Channels and Transactions: How to handle multiple threads trying to access the same data: Create a transaction thread that will actually apply the changes requested. It accepts messages on the channel and these messages specify how to modify the data. Then create a reading channel to access the data from that area. (Remind you of smalltalk?)

Async I/O

You NEVER have to write async I/O in pyli. All potentially blocking operations are made non-blocking, but at the thread level they appear blocking.

If you have a single thread that should both read and write at the same time, make two threads so that one will read and one will write.

Thinking of using libev to support this, or something like that.

Signals

I'm talking about OS signals, such as SIGHUP and friends.

These need handlers specified, which are really a function that is called when the signal arises. Need signal blockers. Or just make them exceptions or something. I don't know yet.

Scheduling

I want to allow programs to manipulate the scheduler. However, the default scheduler should be good enough for the vast majority of cases.

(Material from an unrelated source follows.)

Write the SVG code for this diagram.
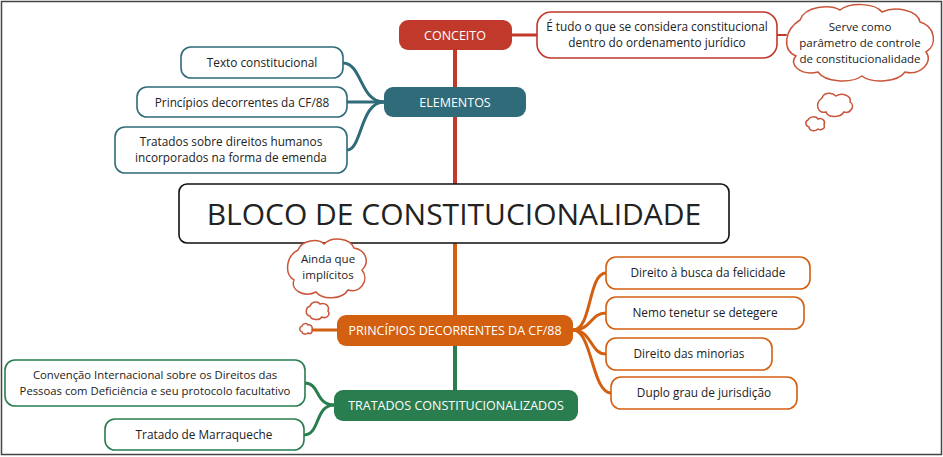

The scheduler actually has to balance the time between running threads and handling events. That is, it needs to allow threads that handle events to handle them quickly, but allow other thread to run as well.

  • (deschedule thread scheduler): Removes the thread from normal scheduling. Events such as channel writes and I/O will still be handled. Descheduled threads must either terminate or yield. Otherwise, the scheduler will not take control from them. The main thread is, by default, descheduled. Only descheduled threads should be running a scheduler.
  • (schedule thread scheduler): Put the thread into normal scheduling.